As I write, International Power shares are up nearly 13p to almost 417p, valuing the group's equity at over £21 billion. This follows an agreed cash bid of 418p per share from Electrabel, a subsidiary of French energy giant GDF Suez (GDF stands for Gaz de France).
However, this is more of a bear hug than a full-on bid, as GDF Suez has owned 70% of International Power since it merged some of its international operations into the British group via a reverse takeover announced in August 2010 and completed in February 2011.
What's more, today's 418p-a-share offer is a 7.2% improvement on an indicative offer of 390p per share revealed on 29 March and promptly rejected by International Power's independent directors. Another bonus for shareholders is they retain the right to receive the final dividend of 6.6 euro cents, worth another 5.4p per share.
With world energy consumption having fallen only once in the past 30 years (in recession-hit 2009), the energy market has been anything but boring in recent years. In fact, thanks to soaring energy costs, this has been the go-go sector in what has been a disappointing decade for investors.
Even so, as bids go, this is a big one, as International Power is the 24th-largest member of the blue-chip FTSE 100 index of elite British businesses, just behind big bank Lloyds Banking Group.
In my view, International Power shareholders have done pretty well out of this deal, selling their shares for nearly 16 times earnings. As minority investors, they must have known that GDF Suez would eventually ease them out. Today's offer represents a premium of nearly 21% to the sub-346p at which the shares closed on 29 February, before GDF's initial market announcement.
Based on today's market reaction, this is very much a done deal, and will be funded from GDF's cash pile and existing credit facilities. Indeed, I suspect it will be a mere formality for GDF to gain the necessary three-quarters (75%) of minority shareholders to vote in favour of its scheme of arrangement. More details of the offer will be posted to shareholders by Monday, 14 May.
Thus, GDF has spent almost £8 billion to buy out International Power's minority investors, as well as all outstanding convertible bonds and share options. Nevertheless, this is a modest morsel to one of Europe's biggest corporations, with 218,900 employees and revenues of €90.7 billion in 2011.
No doubt this latest corporate land-grab by a French Titan could stir up some anti-European sentiment. However, it looks like a win-win deal to me, as investors in the British plc get nearly £8 billion in cash to invest elsewhere, while GDF increases its exposure to fast-growing developing markets.

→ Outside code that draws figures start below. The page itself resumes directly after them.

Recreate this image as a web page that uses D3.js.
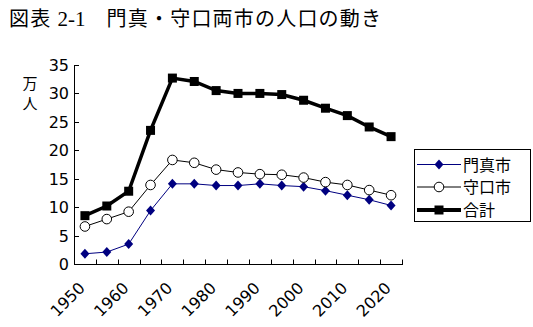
<!DOCTYPE html>
<html>
<head>
<meta charset="utf-8">
<script src="https://cdn.jsdelivr.net/npm/d3@7"></script>
<style>
html,body{margin:0;padding:0;background:#fff;}
svg{display:block;}
</style>
</head>
<body>
<div id="chart"></div>
<script>
const years = ["1950","1955","1960","1965","1970","1975","1980","1985","1990","1995","2000","2005","2010","2015","2020"];
const tickLabels = ["1950","1960","1970","1980","1990","2000","2010","2020"];
const yTicks = [0,5,10,15,20,25,30,35];
const kadoma = [1.8,2.1,3.5,9.4,14.1,14.1,13.8,13.8,14.1,13.8,13.6,12.9,12.1,11.3,10.3];
const moriguchi = [6.6,7.9,9.2,13.9,18.3,17.8,16.6,16.1,15.8,15.7,15.2,14.4,13.9,13.0,12.1];
const total = [8.5,10.2,12.8,23.5,32.7,32.1,30.5,30.0,30.0,29.8,28.8,27.4,26.1,24.1,22.4];
const seriesNames = ["門真市","守口市","合計"];
const titleText = ["図表 ","2-1","　門真・守口両市の人口の動き"];

const W = 533, H = 327;
const svg = d3.select("#chart").append("svg").attr("width", W).attr("height", H);

const x = d3.scaleBand().domain(years).range([74, 402]);
const y = d3.scaleLinear().domain([0, 35]).range([264, 65]);
const cx = d3.scaleLinear().domain([0, years.length - 1]).range([x(years[0]) + x.bandwidth()/2, x(years[years.length-1]) + x.bandwidth()/2]);
const px = (d, i) => x(years[i]) + x.bandwidth()/2;

// title
const t = svg.append("text").attr("x", 9).attr("y", 26)
  .style("font-family", "'Noto Sans CJK JP'").style("font-size", "20px").attr("fill", "#000");
t.append("tspan").text(titleText[0]).style("letter-spacing", "1.3px");
t.append("tspan").text(titleText[1]).style("font-family", "'Liberation Serif'").style("font-size", "21px");
t.append("tspan").text(titleText[2]).style("letter-spacing", "1.2px");

// y axis unit label
svg.append("text").attr("x", 30).attr("y", 89).attr("text-anchor", "middle")
  .style("font-family", "'Noto Sans CJK JP'").style("font-size", "15px").text("万");
svg.append("text").attr("x", 30).attr("y", 109).attr("text-anchor", "middle")
  .style("font-family", "'Noto Sans CJK JP'").style("font-size", "15px").text("人");

// y axis
const yAxis = svg.append("g");
yAxis.append("line").attr("x1", 74.5).attr("x2", 74.5).attr("y1", y(35)).attr("y2", y(0)).attr("stroke", "#000");
yAxis.selectAll(".yt").data(yTicks).enter().append("line")
  .attr("x1", 74.5).attr("x2", 79).attr("y1", d => Math.round(y(d)) + 0.5).attr("y2", d => Math.round(y(d)) + 0.5).attr("stroke", "#000");
yAxis.selectAll(".yl").data(yTicks).enter().append("text")
  .attr("x", 69).attr("y", d => y(d) + 6).attr("text-anchor", "end")
  .style("font-family", "'DejaVu Sans'").style("font-size", "16px").text(d => d);

// x axis
const xAxis = svg.append("g");
xAxis.append("line").attr("x1", 74).attr("x2", 403).attr("y1", 264.5).attr("y2", 264.5).attr("stroke", "#000");
const bounds = years.map(d => x(d)).concat([x(years[years.length-1]) + x.bandwidth()]);
xAxis.selectAll(".xt").data(bounds).enter().append("line")
  .attr("x1", d => Math.round(d) + 0.5).attr("x2", d => Math.round(d) + 0.5).attr("y1", 264.5).attr("y2", 259.5).attr("stroke", "#000");
xAxis.selectAll(".xl").data(tickLabels).enter().append("text")
  .attr("transform", d => `translate(${x(d) + x.bandwidth()/2 + 1},289) rotate(-45)`)
  .attr("text-anchor", "end")
  .style("font-family", "'DejaVu Sans'").style("font-size", "16px").text(d => d);

// lines
const line = d3.line().x((d, i) => px(d, i)).y(d => y(d));
svg.append("path").datum(kadoma).attr("d", line).attr("fill", "none").attr("stroke", "#000080").attr("stroke-width", 1);
svg.append("path").datum(moriguchi).attr("d", line).attr("fill", "none").attr("stroke", "#000").attr("stroke-width", 1);
svg.append("path").datum(total).attr("d", line).attr("fill", "none").attr("stroke", "#000").attr("stroke-width", 3.5);

const diamond = (g, cxp, cyp) => g.append("path")
  .attr("d", `M${cxp},${cyp-5}L${cxp+4.5},${cyp}L${cxp},${cyp+5}L${cxp-4.5},${cyp}Z`).attr("fill", "#000080");
const circle = (g, cxp, cyp) => g.append("circle").attr("cx", cxp).attr("cy", cyp).attr("r", 4.8)
  .attr("fill", "#fff").attr("stroke", "#000").attr("stroke-width", 1);
const square = (g, cxp, cyp) => g.append("rect").attr("x", cxp - 4.5).attr("y", cyp - 4.5).attr("width", 9).attr("height", 9).attr("fill", "#000");

const mk = svg.append("g");
kadoma.forEach((d, i) => diamond(mk, px(d, i), y(d)));
moriguchi.forEach((d, i) => circle(mk, px(d, i), y(d)));
total.forEach((d, i) => square(mk, px(d, i), y(d)));

// legend
const lg = svg.append("g");
lg.append("rect").attr("x", 414.5).attr("y", 149.5).attr("width", 116).attr("height", 72).attr("fill", "#fff").attr("stroke", "#000");
const rows = [164.5, 187, 210];
const styles = [{c:"#000080", w:1, m:diamond}, {c:"#000", w:1, m:circle}, {c:"#000", w:4, m:square}];
seriesNames.forEach((n, i) => {
  lg.append("line").attr("x1", 417).attr("x2", 461).attr("y1", rows[i]).attr("y2", rows[i])
    .attr("stroke", styles[i].c).attr("stroke-width", styles[i].w);
  styles[i].m(lg, 439, rows[i]);
  lg.append("text").attr("x", 463).attr("y", rows[i] + 6)
    .style("font-family", "'Noto Sans CJK JP'").style("font-size", "16px").text(n);
});
</script>
</body>
</html>
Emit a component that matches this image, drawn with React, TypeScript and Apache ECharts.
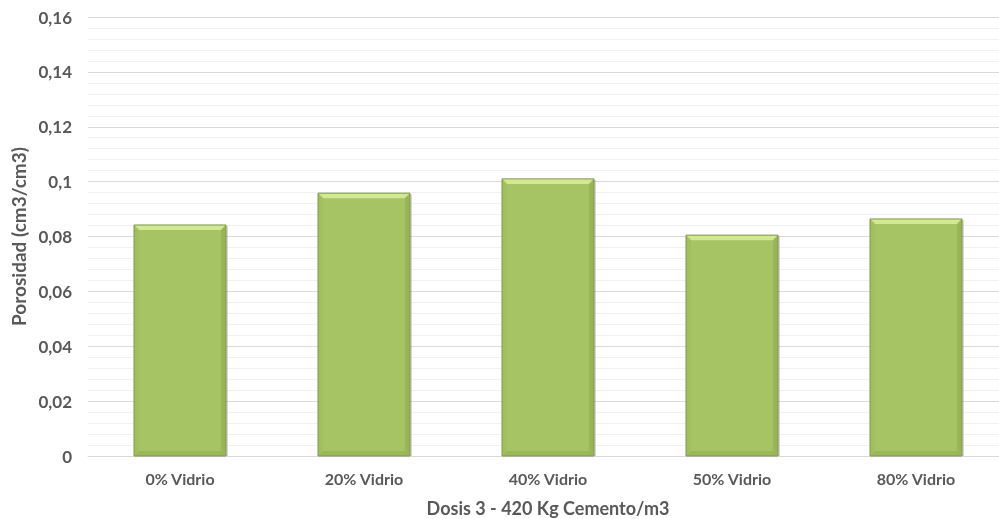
import React, { useEffect, useRef } from "react";
import * as echarts from "echarts";

const categories = ["0% Vidrio", "20% Vidrio", "40% Vidrio", "50% Vidrio", "80% Vidrio"];
const porosity = [0.0842, 0.0958, 0.101, 0.0805, 0.0864];
const yTicks = { min: 0, max: 0.16, interval: 0.02 };

export default function App() {
  const ref = useRef<HTMLDivElement>(null);
  useEffect(() => {
    if (!ref.current) return;
    const chart = echarts.init(ref.current, null, { renderer: "svg" });
    const font = "Lato, 'Open Sans', sans-serif";
    chart.setOption({
      animation: false,
      grid: { left: 88, right: -9, top: 17, bottom: 63, outerBoundsMode: "none", containLabel: false },
      xAxis: {
        type: "category",
        data: categories,
        name: "Dosis 3 - 420 Kg Cemento/m3",
        nameLocation: "middle",
        nameGap: 43,
        nameTextStyle: { color: "#595959", fontSize: 18, fontWeight: "bold", fontFamily: font },
        axisLine: { lineStyle: { color: "#d9d9d9", width: 1 } },
        axisTick: { show: false },
        axisLabel: { color: "#595959", fontSize: 16, fontWeight: "bold", fontFamily: font, margin: 14 },
      },
      yAxis: {
        type: "value",
        min: yTicks.min,
        max: yTicks.max,
        interval: yTicks.interval,
        name: "Porosidad (cm3/cm3)",
        nameLocation: "middle",
        nameGap: 60,
        nameTextStyle: { color: "#595959", fontSize: 19, fontWeight: "bold", fontFamily: font },
        axisLine: { show: false },
        axisTick: { show: false },
        axisLabel: {
          color: "#595959",
          fontSize: 17,
          fontWeight: "bold",
          fontFamily: font,
          margin: 16,
          formatter: (v: number) => (v === 0 ? "0" : String(+v.toFixed(3)).replace(".", ",")),
        },
        splitLine: { lineStyle: { color: "#d9d9d9", width: 1 } },
        minorTick: { show: false, splitNumber: 5 },
        minorSplitLine: { show: true, lineStyle: { color: "#f0f0f0", width: 1 } },
      },
      series: [
        {
          type: "custom",
          data: porosity.map((v, i) => [i, v]),
          renderItem: (params: any, api: any) => {
            const idx = api.value(0);
            const val = api.value(1);
            const top = api.coord([idx, val]);
            const base = api.coord([idx, 0]);
            const band = api.size([1, 0])[0];
            const w = band * 0.5;
            const x0 = top[0] - w / 2;
            const x1 = top[0] + w / 2;
            const y0 = top[1];
            const y1 = base[1];
            const b = 5;
            return {
              type: "group",
              children: [
                {
                  type: "rect",
                  shape: { x: x0 + 1, y: y0 + 1, width: w + 1, height: y1 - y0 - 1 },
                  style: { fill: "rgba(0,0,0,0.15)" },
                },
                {
                  type: "rect",
                  shape: { x: x0, y: y0, width: w, height: y1 - y0 },
                  style: { fill: "#a6c464" },
                },
                {
                  type: "polygon",
                  shape: { points: [[x0, y0], [x1, y0], [x1 - b, y0 + b], [x0 + b, y0 + b]] },
                  style: { fill: "#d2e893" },
                },
                {
                  type: "polygon",
                  shape: { points: [[x0, y0], [x0 + b, y0 + b], [x0 + b, y1 - b], [x0, y1]] },
                  style: { fill: "#a2bf60" },
                },
                {
                  type: "polygon",
                  shape: { points: [[x1, y0], [x1 - b, y0 + b], [x1 - b, y1 - b], [x1, y1]] },
                  style: { fill: "#98b557" },
                },
                {
                  type: "polygon",
                  shape: { points: [[x0, y1], [x0 + b, y1 - b], [x1 - b, y1 - b], [x1, y1]] },
                  style: { fill: "#9ab75a" },
                },
                {
                  type: "rect",
                  shape: { x: x0, y: y0, width: w, height: y1 - y0 },
                  style: { fill: "none", stroke: "#7d9648", lineWidth: 1 },
                },
              ],
            };
          },
        },
      ],
    });
    return () => chart.dispose();
  }, []);
  return (
    <div
      ref={ref}
      style={{ position: "fixed", left: 0, top: 0, width: 999, height: 519, overflow: "hidden" }}
    />
  );
}
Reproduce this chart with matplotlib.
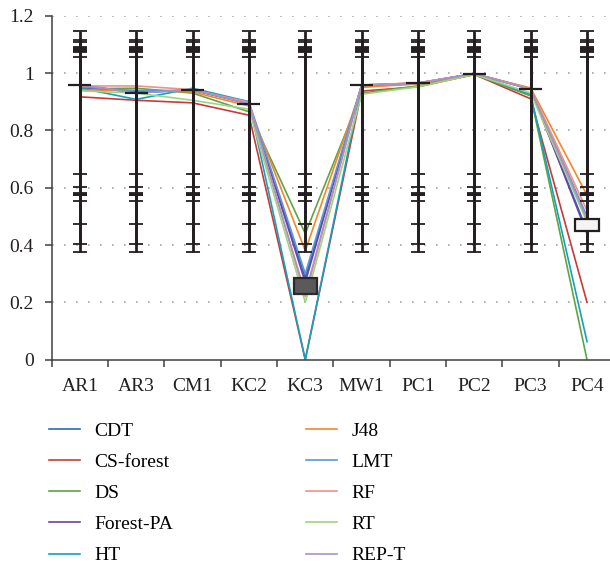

However, follow this acquisition, there will be only two London-listed big energy companies left.
Of the Big Six energy suppliers that supply 99% of our domestic energy, EDF is French-owned, E.ON and npower are German-owned, Scottish Power is Spanish-owned, while Scottish & Southern Energy and British Gas owner Centrica are UK-listed.
Given ongoing overseas interest in the UK's energy assets, it seems likely that SSE and Centrica will fall to foreign bidders in due course. Only time will tell, so watch this space!